### Stated exercise
Word for word, print each line of the listing below; pictures stay out.

### Material provided
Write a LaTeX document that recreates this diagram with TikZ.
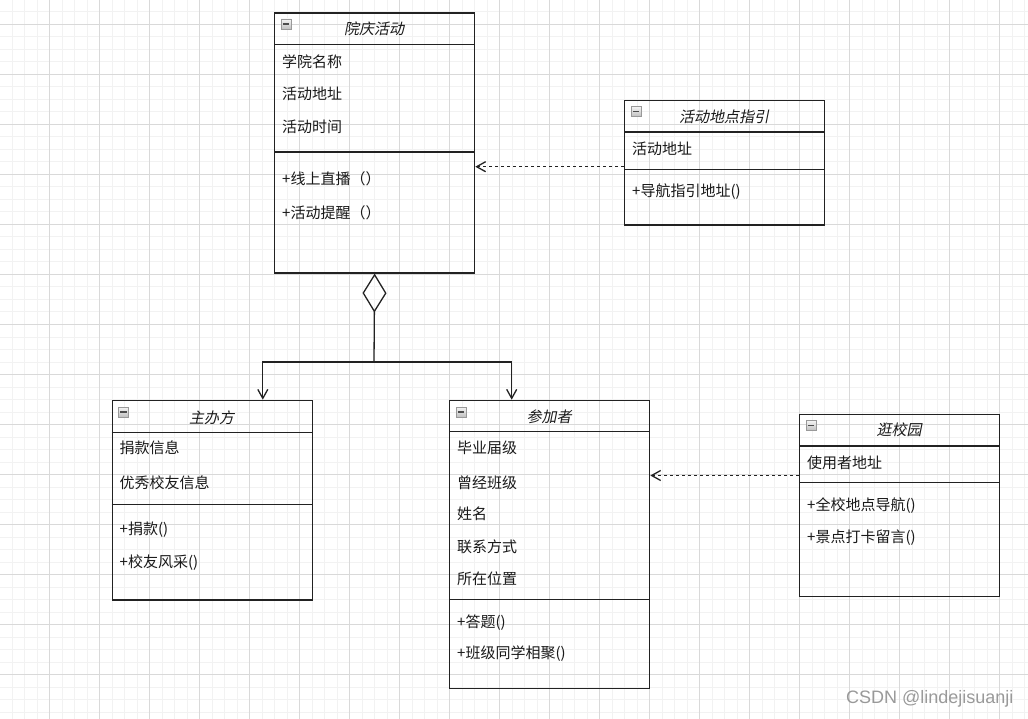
\documentclass[tikz,border=0pt]{standalone}
\usepackage{fontspec}
\setmainfont{Noto Sans CJK SC}
\newfontfamily\slantfont[FakeSlant=0.2]{Noto Sans CJK SC}
\newfontfamily\markfont{Liberation Sans}
\usetikzlibrary{arrows.meta,calc}
\definecolor{minorgrid}{HTML}{F2F2F2}
\definecolor{majorgrid}{HTML}{D9D9D9}
\definecolor{linecol}{HTML}{222222}

\begin{document}
\begin{tikzpicture}[x=1pt,y=-1pt,
  classbox/.style={draw=linecol,line width=1.3pt,anchor=north west,inner sep=0pt,minimum width=200pt},
  classline/.style={draw=linecol,line width=1.3pt},
  title/.style={font=\fontsize{15}{18}\slantfont,text=black!90,inner sep=0pt},
  member/.style={font=\fontsize{15}{18}\selectfont,text=black!90,inner sep=0pt,anchor=west},
  minusicon/.style={draw=gray!80,line width=0.8pt,top color=gray!8,bottom color=gray!50,minimum size=10pt,inner sep=0pt,
    path picture={\draw[black!70,line width=1.6pt] ($(path picture bounding box.center)+(-3.2,0)$) -- ($(path picture bounding box.center)+(3.2,0)$);}},
  dep/.style={draw=linecol,line width=1.3pt,dash pattern=on 3pt off 3pt,-{Straight Barb[length=9pt,width=10pt]}},
  agg/.style={draw=linecol,line width=1.3pt,{Diamond[open,length=39pt,width=24pt]}-},
  assoc/.style={draw=linecol,line width=1.3pt,-{Straight Barb[length=9pt,width=10pt]}}]
        \useasboundingbox (0,0) rectangle (1028,719);
        % grid
        \foreach \k in {1,...,82} \draw[minorgrid,line width=1pt] ({\k*12.5-0.5},0) -- ({\k*12.5-0.5},719);
        \foreach \k in {1,...,57} \draw[minorgrid,line width=1pt] (0,{\k*12.5-0.5}) -- (1028,{\k*12.5-0.5});
        \foreach \k in {0,...,19} \draw[majorgrid,line width=1pt] ({49.5+\k*50},0) -- ({49.5+\k*50},719);
        \foreach \k in {0,...,13} \draw[majorgrid,line width=1pt] (0,{24.5+\k*50}) -- (1028,{24.5+\k*50});

        % 院庆活动
        \node[classbox,minimum height=260pt] (huiqing) at (274,12.3) {};
        \draw[classline] (huiqing.west |- 0,44.3) -- (huiqing.east |- 0,44.3);
        \draw[classline] (huiqing.west |- 0,152) -- (huiqing.east |- 0,152);
        \node[minusicon] (hq m) at (286,24) {};
        \node[title] (hq t) at (374,28.7) {院庆活动};
        \node[member] (hq a1) at (282,61.7) {学院名称};
        \node[member] (hq a2) at (282,94) {活动地址};
        \node[member] (hq a3) at (282,126.5) {活动时间};
        \node[member] (hq o1) at (282,179) {+线上直播（）};
        \node[member] (hq o2) at (282,212.5) {+活动提醒（）};

        % 活动地点指引
        \node[classbox,minimum height=124.6pt] (zhiyin) at (624,99.7) {};
        \draw[classline] (zhiyin.west |- 0,132) -- (zhiyin.east |- 0,132);
        \draw[classline] (zhiyin.west |- 0,169.7) -- (zhiyin.east |- 0,169.7);
        \node[minusicon] (zy m) at (636,111.5) {};
        \node[title] (zy t) at (724,116.7) {活动地点指引};
        \node[member] (zy a1) at (632,149) {活动地址};
        \node[member] (zy o1) at (632,191.7) {+导航指引地址()};

        % 主办方
        \node[classbox,minimum height=199.6pt] (zhuban) at (111.5,399.7) {};
        \draw[classline] (zhuban.west |- 0,432.3) -- (zhuban.east |- 0,432.3);
        \draw[classline] (zhuban.west |- 0,504.3) -- (zhuban.east |- 0,504.3);
        \node[minusicon] (zb m) at (123.5,412) {};
        \node[title] (zb t) at (211.5,417.5) {主办方};
        \node[member] (zb a1) at (119.5,448) {捐款信息};
        \node[member] (zb a2) at (119.5,482.5) {优秀校友信息};
        \node[member] (zb o1) at (119.5,530) {+捐款()};
        \node[member] (zb o2) at (119.5,562.5) {+校友风采()};

        % 参加者
        \node[classbox,minimum height=288pt] (canjia) at (449,399.7) {};
        \draw[classline] (canjia.west |- 0,431.7) -- (canjia.east |- 0,431.7);
        \draw[classline] (canjia.west |- 0,599.7) -- (canjia.east |- 0,599.7);
        \node[minusicon] (cj m) at (461,412) {};
        \node[title] (cj t) at (549,416.7) {参加者};
        \node[member] (cj a1) at (457,448) {毕业届级};
        \node[member] (cj a2) at (457,482.5) {曾经班级};
        \node[member] (cj a3) at (457,514) {姓名};
        \node[member] (cj a4) at (457,547) {联系方式};
        \node[member] (cj a5) at (457,579) {所在位置};
        \node[member] (cj o1) at (457,622.5) {+答题()};
        \node[member] (cj o2) at (457,654) {+班级同学相聚()};

        % 逛校园
        \node[classbox,minimum height=182pt] (guangxiao) at (799,413.7) {};
        \draw[classline] (guangxiao.west |- 0,446) -- (guangxiao.east |- 0,446);
        \draw[classline] (guangxiao.west |- 0,482.3) -- (guangxiao.east |- 0,482.3);
        \node[minusicon] (gx m) at (811,425.5) {};
        \node[title] (gx t) at (899,430) {逛校园};
        \node[member] (gx a1) at (807,463) {使用者地址};
        \node[member] (gx o1) at (807,506) {+全校地点导航()};
        \node[member] (gx o2) at (807,538) {+景点打卡留言()};

        % connectors
        \draw[dep] (zhiyin.west |- 0,166.7) -- (huiqing.east |- 0,166.7);
        \draw[dep] (guangxiao.west |- 0,475.5) -- (canjia.east |- 0,475.5);
        \coordinate (split) at (374,362);
        \draw[agg] (huiqing.south) -- (split);
        \draw[assoc] (split) -| ($(zhuban.north east)+(-50,0)$);
        \draw[assoc] (split) -| ($(canjia.north west)+(62.7,0)$);

        \node[font=\markfont\fontsize{18}{20}\selectfont,text=black!40,anchor=west,inner sep=0pt] (mark) at (846,699) {CSDN @lindejisuanji};
\end{tikzpicture}
\end{document}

### Answer to the task
Write a LaTeX document that recreates this diagram with TikZ.
\documentclass[tikz,border=0pt]{standalone}
\usepackage{fontspec}
\setmainfont{Noto Sans CJK SC}
\newfontfamily\slantfont[FakeSlant=0.2]{Noto Sans CJK SC}
\newfontfamily\markfont{Liberation Sans}
\usetikzlibrary{arrows.meta,calc}
\definecolor{minorgrid}{HTML}{F2F2F2}
\definecolor{majorgrid}{HTML}{D9D9D9}
\definecolor{linecol}{HTML}{222222}

\begin{document}
\begin{tikzpicture}[x=1pt,y=-1pt,
  classbox/.style={draw=linecol,line width=1.3pt,anchor=north west,inner sep=0pt,minimum width=200pt},
  classline/.style={draw=linecol,line width=1.3pt},
  title/.style={font=\fontsize{15}{18}\slantfont,text=black!90,inner sep=0pt},
  member/.style={font=\fontsize{15}{18}\selectfont,text=black!90,inner sep=0pt,anchor=west},
  minusicon/.style={draw=gray!80,line width=0.8pt,top color=gray!8,bottom color=gray!50,minimum size=10pt,inner sep=0pt,
    path picture={\draw[black!70,line width=1.6pt] ($(path picture bounding box.center)+(-3.2,0)$) -- ($(path picture bounding box.center)+(3.2,0)$);}},
  dep/.style={draw=linecol,line width=1.3pt,dash pattern=on 3pt off 3pt,-{Straight Barb[length=9pt,width=10pt]}},
  agg/.style={draw=linecol,line width=1.3pt,{Diamond[open,length=39pt,width=24pt]}-},
  assoc/.style={draw=linecol,line width=1.3pt,-{Straight Barb[length=9pt,width=10pt]}}]
        \useasboundingbox (0,0) rectangle (1028,719);
        % grid
        \foreach \k in {1,...,82} \draw[minorgrid,line width=1pt] ({\k*12.5-0.5},0) -- ({\k*12.5-0.5},719);
        \foreach \k in {1,...,57} \draw[minorgrid,line width=1pt] (0,{\k*12.5-0.5}) -- (1028,{\k*12.5-0.5});
        \foreach \k in {0,...,19} \draw[majorgrid,line width=1pt] ({49.5+\k*50},0) -- ({49.5+\k*50},719);
        \foreach \k in {0,...,13} \draw[majorgrid,line width=1pt] (0,{24.5+\k*50}) -- (1028,{24.5+\k*50});

        % 院庆活动
        \node[classbox,minimum height=260pt] (huiqing) at (274,12.3) {};
        \draw[classline] (huiqing.west |- 0,44.3) -- (huiqing.east |- 0,44.3);
        \draw[classline] (huiqing.west |- 0,152) -- (huiqing.east |- 0,152);
        \node[minusicon] (hq m) at (286,24) {};
        \node[title] (hq t) at (374,28.7) {院庆活动};
        \node[member] (hq a1) at (282,61.7) {学院名称};
        \node[member] (hq a2) at (282,94) {活动地址};
        \node[member] (hq a3) at (282,126.5) {活动时间};
        \node[member] (hq o1) at (282,179) {+线上直播（）};
        \node[member] (hq o2) at (282,212.5) {+活动提醒（）};

        % 活动地点指引
        \node[classbox,minimum height=124.6pt] (zhiyin) at (624,99.7) {};
        \draw[classline] (zhiyin.west |- 0,132) -- (zhiyin.east |- 0,132);
        \draw[classline] (zhiyin.west |- 0,169.7) -- (zhiyin.east |- 0,169.7);
        \node[minusicon] (zy m) at (636,111.5) {};
        \node[title] (zy t) at (724,116.7) {活动地点指引};
        \node[member] (zy a1) at (632,149) {活动地址};
        \node[member] (zy o1) at (632,191.7) {+导航指引地址()};

        % 主办方
        \node[classbox,minimum height=199.6pt] (zhuban) at (111.5,399.7) {};
        \draw[classline] (zhuban.west |- 0,432.3) -- (zhuban.east |- 0,432.3);
        \draw[classline] (zhuban.west |- 0,504.3) -- (zhuban.east |- 0,504.3);
        \node[minusicon] (zb m) at (123.5,412) {};
        \node[title] (zb t) at (211.5,417.5) {主办方};
        \node[member] (zb a1) at (119.5,448) {捐款信息};
        \node[member] (zb a2) at (119.5,482.5) {优秀校友信息};
        \node[member] (zb o1) at (119.5,530) {+捐款()};
        \node[member] (zb o2) at (119.5,562.5) {+校友风采()};

        % 参加者
        \node[classbox,minimum height=288pt] (canjia) at (449,399.7) {};
        \draw[classline] (canjia.west |- 0,431.7) -- (canjia.east |- 0,431.7);
        \draw[classline] (canjia.west |- 0,599.7) -- (canjia.east |- 0,599.7);
        \node[minusicon] (cj m) at (461,412) {};
        \node[title] (cj t) at (549,416.7) {参加者};
        \node[member] (cj a1) at (457,448) {毕业届级};
        \node[member] (cj a2) at (457,482.5) {曾经班级};
        \node[member] (cj a3) at (457,514) {姓名};
        \node[member] (cj a4) at (457,547) {联系方式};
        \node[member] (cj a5) at (457,579) {所在位置};
        \node[member] (cj o1) at (457,622.5) {+答题()};
        \node[member] (cj o2) at (457,654) {+班级同学相聚()};

        % 逛校园
        \node[classbox,minimum height=182pt] (guangxiao) at (799,413.7) {};
        \draw[classline] (guangxiao.west |- 0,446) -- (guangxiao.east |- 0,446);
        \draw[classline] (guangxiao.west |- 0,482.3) -- (guangxiao.east |- 0,482.3);
        \node[minusicon] (gx m) at (811,425.5) {};
        \node[title] (gx t) at (899,430) {逛校园};
        \node[member] (gx a1) at (807,463) {使用者地址};
        \node[member] (gx o1) at (807,506) {+全校地点导航()};
        \node[member] (gx o2) at (807,538) {+景点打卡留言()};

        % connectors
        \draw[dep] (zhiyin.west |- 0,166.7) -- (huiqing.east |- 0,166.7);
        \draw[dep] (guangxiao.west |- 0,475.5) -- (canjia.east |- 0,475.5);
        \coordinate (split) at (374,362);
        \draw[agg] (huiqing.south) -- (split);
        \draw[assoc] (split) -| ($(zhuban.north east)+(-50,0)$);
        \draw[assoc] (split) -| ($(canjia.north west)+(62.7,0)$);

        \node[font=\markfont\fontsize{18}{20}\selectfont,text=black!40,anchor=west,inner sep=0pt] (mark) at (846,699) {CSDN @lindejisuanji};
\end{tikzpicture}
\end{document}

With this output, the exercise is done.